It seems to me that people have an idea that justification is a negative thing. To some extent, I can agree–many times people feel the need to justify themselves because of someone that is actively seeking to shame them for their behavior…and in this case, justification is a negative thing. But ultimately, (positive) justification is simply the act of demonstrating (seeking to demonstrate) that something is reasonable*. Sometimes, demonstrating that something is reasonable (or even vital) is a good thing (or even a necessary one).
A few days ago, I came across this post in my blog reader. At first glance, I agreed with most of it (although, having had friend killed by a drunk driver, and having grown up with an alcoholic father, I had a slight problem with the wording of number 13). But. (Because there wouldn’t be a blog post without the but.) Upon further reflection on the idea of justification over all, I have to say the idea of not having to justify one’s self ever, at all, to anyone, is a mistaken one that comes from a place of some pretty intense privilege. I’d like to add that I am not saying that the blog post in question is advocating this, but rather that the blog post was the impetus for this line of thought. Unfortunately, the idea of not needing to justify one’s anything seems a bit prevalent in today’s society in general, and in our Pagan communities online and off in particular.

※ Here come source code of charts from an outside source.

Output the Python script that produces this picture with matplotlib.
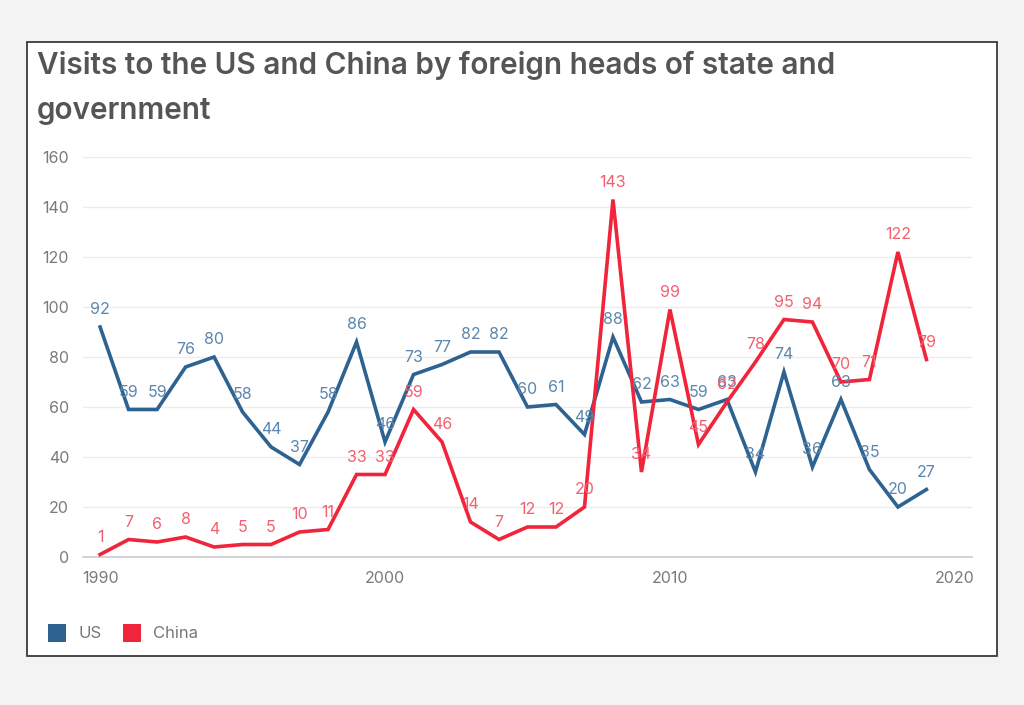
import matplotlib.pyplot as plt
from matplotlib.patches import Rectangle

plt.rcParams['font.family'] = ['Inter', 'DejaVu Sans']

years = list(range(1990, 2020))
us = [92, 59, 59, 76, 80, 58, 44, 37, 58, 86, 46, 73, 77, 82, 82, 60, 61, 49, 88, 62,
      63, 59, 63, 34, 74, 36, 63, 35, 20, 27]
china = [1, 7, 6, 8, 4, 5, 5, 10, 11, 33, 33, 59, 46, 14, 7, 12, 12, 20, 143, 34,
         99, 45, 62, 78, 95, 94, 70, 71, 122, 79]
x_ticks = [1990, 2000, 2010, 2020]
y_ticks = list(range(0, 161, 20))

us_color = '#2d6291'
china_color = '#f0243a'
us_label_color = '#5b86ad'
china_label_color = '#f2606f'

fig = plt.figure(figsize=(10.24, 7.05), dpi=100, facecolor='#f3f3f3')

# white card with dark border
card = Rectangle((27 / 1024, 1 - 656 / 705), 970 / 1024, 614 / 705,
                 transform=fig.transFigure, facecolor='white',
                 edgecolor='#3a3a3a', linewidth=1.3, zorder=-1)
fig.patches.append(card)

fig.text(37 / 1024, 1 - 88 / 705, 'Visits to the US and China by foreign heads of state and\ngovernment',
         fontsize=21.4, fontweight='semibold', color='#555555', va='center', ha='left',
         linespacing=1.76)

ax = fig.add_axes([83 / 1024, 1 - 557 / 705, 889 / 1024, 400 / 705])
ax.set_facecolor('none')
ax.plot(years, us, color=us_color, linewidth=2.6, zorder=3, solid_joinstyle='miter')
ax.plot(years, china, color=china_color, linewidth=2.6, zorder=3, solid_joinstyle='miter')

for x, v in zip(years, us):
    ax.annotate(str(v), (x, v), xytext=(0, 7), textcoords='offset points',
                ha='center', va='bottom', fontsize=11.5, color=us_label_color, zorder=4)
for x, v in zip(years, china):
    ax.annotate(str(v), (x, v), xytext=(0, 7), textcoords='offset points',
                ha='center', va='bottom', fontsize=11.5, color=china_label_color, zorder=4)

ax.set_xlim(1989.4, 2020.6)
ax.set_ylim(0, 160)
ax.set_xticks(x_ticks)
ax.set_yticks(y_ticks)
ax.tick_params(length=0, labelsize=11.5, labelcolor='#7a7a7a', pad=10)
ax.tick_params(axis='y', pad=10)
ax.grid(axis='y', color='#ececec', linewidth=1)
ax.set_axisbelow(True)
for s in ['top', 'right', 'left']:
    ax.spines[s].set_visible(False)
ax.spines['bottom'].set_color('#cccccc')
ax.spines['bottom'].set_linewidth(1.2)
ax.spines['bottom'].set_zorder(2)

# legend
for px, name, col in [(48, 'US', us_color), (123, 'China', china_color)]:
    fig.patches.append(Rectangle((px / 1024, 1 - 642 / 705), 18 / 1024, 18 / 705,
                                 transform=fig.transFigure, facecolor=col,
                                 edgecolor='none', zorder=1))
    fig.text((px + 30) / 1024, 1 - 633 / 705, name, fontsize=12, color='#777777',
             va='center', ha='left')

fig.savefig('out.png', dpi=100, facecolor=fig.get_facecolor())
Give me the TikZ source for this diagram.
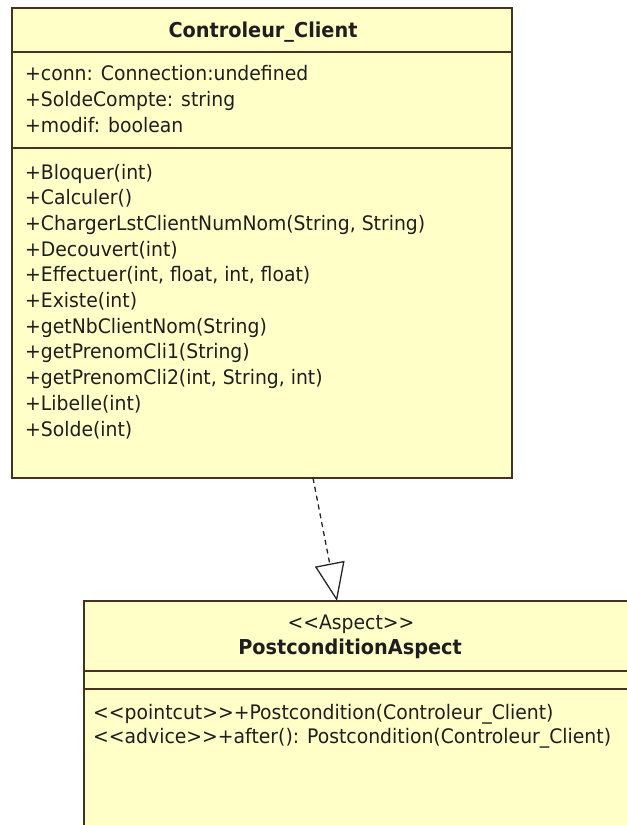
\documentclass[tikz,border=0pt]{standalone}
\usepackage{fontspec}
\setmainfont{DejaVu Sans}[FakeStretch=0.94]
\usetikzlibrary{arrows.meta,calc}

\definecolor{umlfill}{HTML}{FFFFC8}
\definecolor{umlline}{HTML}{4A3020}
\definecolor{umltext}{HTML}{1E1E1E}

% guillemet-free stereotype brackets
\newcommand{\stl}{{<}{<}}
\newcommand{\str}{{>}{>}}

\tikzset{
  classbox/.style={draw=umlline, fill=umlfill, line width=1.4bp, rectangle,
    anchor=north west, inner sep=0pt, outer sep=0pt},
  sepline/.style={draw=umlline, line width=1.4bp},
  member/.style={anchor=base west, inner sep=0pt, text=umltext,
    font=\fontsize{20bp}{25bp}\selectfont},
  titletext/.style={anchor=base, inner sep=0pt, text=umltext,
    font=\fontsize{20.5bp}{25bp}\selectfont\bfseries},
  stereo/.style={anchor=base, inner sep=0pt, text=umltext,
    font=\fontsize{20bp}{25bp}\selectfont},
  realize/.style={draw=black!85, line width=1.3bp, dash pattern=on 5bp off 4bp,
    -{Triangle[length=38bp, width=30bp, fill=white]}},
}

\begin{document}
\begin{tikzpicture}[x=1bp, y=-1bp]
  \clip (0,0) rectangle (627,825);
  \fill[white] (0,0) rectangle (627,825);

  % class Controleur_Client
  \node[classbox, minimum width=500bp, minimum height=470bp] (ctl) at (12,8) {};
  \draw[sepline] ([yshift=-44bp]ctl.north west) -- ([yshift=-44bp]ctl.north east);
  \draw[sepline] ([yshift=-140bp]ctl.north west) -- ([yshift=-140bp]ctl.north east);
  \node[titletext] (ctltitle) at (263,37) {Controleur\_Client};

  \node[member] (a1) at (25,80)  {+conn: Connection:undefined};
  \node[member] (a2) at (25,106) {+SoldeCompte: string};
  \node[member] (a3) at (25,132) {+modif: boolean};

  \node[member] (m1)  at (25,179.0) {+Bloquer(int)};
  \node[member] (m2)  at (25,204.7) {+Calculer()};
  \node[member] (m3)  at (25,230.4) {+ChargerLstClientNumNom(String, String)};
  \node[member] (m4)  at (25,256.1) {+Decouvert(int)};
  \node[member] (m5)  at (25,281.8) {+Effectuer(int, float, int, float)};
  \node[member] (m6)  at (25,307.5) {+Existe(int)};
  \node[member] (m7)  at (25,333.2) {+getNbClientNom(String)};
  \node[member] (m8)  at (25,358.9) {+getPrenomCli1(String)};
  \node[member] (m9)  at (25,384.6) {+getPrenomCli2(int, String, int)};
  \node[member] (m10) at (25,410.3) {+Libelle(int)};
  \node[member] (m11) at (25,436.0) {+Solde(int)};

  % aspect PostconditionAspect
  \node[classbox, minimum width=560bp, minimum height=260bp] (asp) at (84,601) {};
  \draw[sepline] ([yshift=-70bp]asp.north west) -- ([yshift=-70bp]asp.north east);
  \draw[sepline] ([yshift=-88bp]asp.north west) -- ([yshift=-88bp]asp.north east);
  \node[stereo] (aspstereo) at (351,629) {\stl Aspect\str};
  \node[titletext] (asptitle) at (350,654) {PostconditionAspect};
  \node[member] (p1) at (93,719) {\stl pointcut\str+Postcondition(Controleur\_Client)};
  \node[member] (p2) at (93,743) {\stl advice\str+after(): Postcondition(Controleur\_Client)};

  % realization from the aspect's target class
  \draw[realize] ([xshift=301bp]ctl.south west) -- ([xshift=253bp]asp.north west);
\end{tikzpicture}
\end{document}
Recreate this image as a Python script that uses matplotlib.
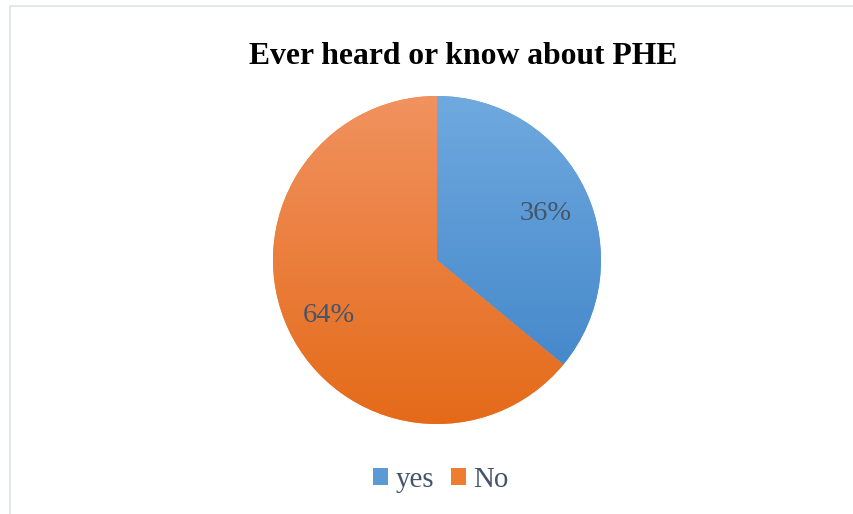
import numpy as np
import matplotlib
matplotlib.use("Agg")
import matplotlib.pyplot as plt
from matplotlib.colors import LinearSegmentedColormap
from matplotlib.patches import Rectangle

categories = ["yes", "No"]
values = [36, 64]
title = "Ever heard or know about PHE"
top_colors = ["#6fa9df", "#f19260"]
bottom_colors = ["#4689cb", "#e46a18"]
legend_colors = ["#5b9bd5", "#ed7d31"]
text_color = "#44546a"

W, H = 854, 514
fig = plt.figure(figsize=(W / 100, H / 100), dpi=100)

# chart border
fig.patches.append(Rectangle((10.5 / W, -0.01), 1.0, (H - 5.5) / H + 0.01,
                             transform=fig.transFigure, fill=False,
                             edgecolor="#dde2ea", linewidth=1.2))

cx, cy, r = 437, 260, 164
ax = fig.add_axes([(cx - r) / W, (H - cy - r) / H, 2 * r / W, 2 * r / H])
wedges, texts = ax.pie(values, startangle=90, counterclock=False, radius=1,
                       colors=legend_colors, wedgeprops=dict(linewidth=0))
ax.set_aspect("auto")
ax.axis("off")

for w, c0, c1 in zip(wedges, top_colors, bottom_colors):
    cmap = LinearSegmentedColormap.from_list("g", [c1, c0])
    grad = np.linspace(0, 1, 256).reshape(-1, 1)
    verts = w.get_path().vertices
    y0, y1 = verts[:, 1].min(), verts[:, 1].max()
    im = ax.imshow(grad, cmap=cmap, extent=[-1, 1, y0, y1], origin="lower",
                   aspect="auto", zorder=2)
    im.set_clip_path(w)
ax.set_xlim(-1, 1)
ax.set_ylim(-1, 1)

# percentage labels
total = sum(values)
start = 90.0
label_r = 0.73
for v in values:
    frac = v / total
    mid = np.deg2rad(start - frac * 360 / 2)
    start -= frac * 360
    ax.text(label_r * np.cos(mid), label_r * np.sin(mid) - 0.03, f"{round(100 * frac)}%",
            ha="center", va="center", fontsize=20.5, color=text_color,
            family="Liberation Serif", zorder=5)

fig.text(463 / W, 1 - 57 / H, title, ha="center", va="center",
         fontsize=22.8, fontweight="bold", family="Liberation Serif", color="black")

handles = [Rectangle((0, 0), 1, 1, facecolor=c, edgecolor="none") for c in legend_colors]
leg = fig.legend(handles, categories, loc="center", bbox_to_anchor=(441 / W, 1 - 480 / H),
                 ncol=2, frameon=False, handlelength=0.52, handleheight=0.52,
                 handletextpad=0.25, columnspacing=0.6,
                 prop=dict(family="Liberation Serif", size=20.8))
for t in leg.get_texts():
    t.set_color(text_color)

fig.savefig("out.png", dpi=100)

And I sort of think that’s bullshit.
There are things that we do have to justify in life.
I can’t help but think that I would have loved that post when I was 23 and single and childless and financially answerable only to myself. Because…for that brief moment, it was true. But. I have commitments. I have responsibilities. I live as part of a family and a community and a society in which my actions impact other people. I do not live in a vacuum. There is no such thing as living without justification when one has commitments and responsibilities.
Don’t get me wrong, we don’t have to justify everything to everyone. But in the real world, coming from a place of pragmatism, we do sometimes actually owe people reasonable explanations for things.
All of us have to justify our actions to someone (even if that is ourselves). It does matter how much you drink, it does matter what food you eat, it does matter what clothing you wear. I’m not saying this to shame anyone that drinks like a sailor in port after 6 months at sea, likes ice cream, has to shop at Wal-mart. I’m just saying that every action has a consequence–for example, shopping at Wal-mart props up unfair and unethical work and manufacturing processes (but when kid needs shoes for school, and your budget is tight, it might be the only option you have). It may not be fair that it matters, but “fair” is an entirely different discussion.
What we do affects the others around us in direct and indirect ways.
Look, when it comes to beliefs, the only person we need to justify them to is ourselves–but if we are taking that inward thing and putting it out there in word or deed, we better be able to justify its effects upon others in a way that they welcome (or at least respect).
Ooh! Glad you asked!!
1.) I don’t have to justify my beliefs to you or anyone.
2) You don’t have to justify your beliefs to me or anyone.
3) I don’t have to justify those of my practices that only affect myself and those I have a commitment to and a responsibility for to anyone but them.
4) You don’t have to justify those of your practices that only affect yourself and those you have a commitment to and a responsibility for to anyone but them.
But. When we interact with one another, not having to justify our respective beliefs does not mean disrespecting one another over them, or being complicit in another being disrespectful of them. When we engage in services for one another, we very much need to justify our practices and how we carry them out (including whether or not their are ethical) to those we are seeking to serve, to their satisfaction. When our practices have the potential to cause harm or when our words have the potential to cause strife, the idea that we don’t need to justify ourselves (or attempt to do so) is selfish and self-serving.
Justifying your words or your deeds isn’t about apologizing for them (although it can be in some cases). (Positive) Justification is not about seeking approval for one’s actions (although it may be reasonable to do so in some cases, depending on whom they affect). Justification is also not about making excuses for your decisions. Instead, it should be about helping something make sense to someone that doesn’t understand where you are coming from or why you have made a particular choice as well as a claiming of responsibility that includes an acknowledgement of how one impacts others around them.
*An alternate definition of justify is “to prove that one is right”, but that isn’t the particular nuance I’m talking about right now–that is more in line with the “shaming” idea.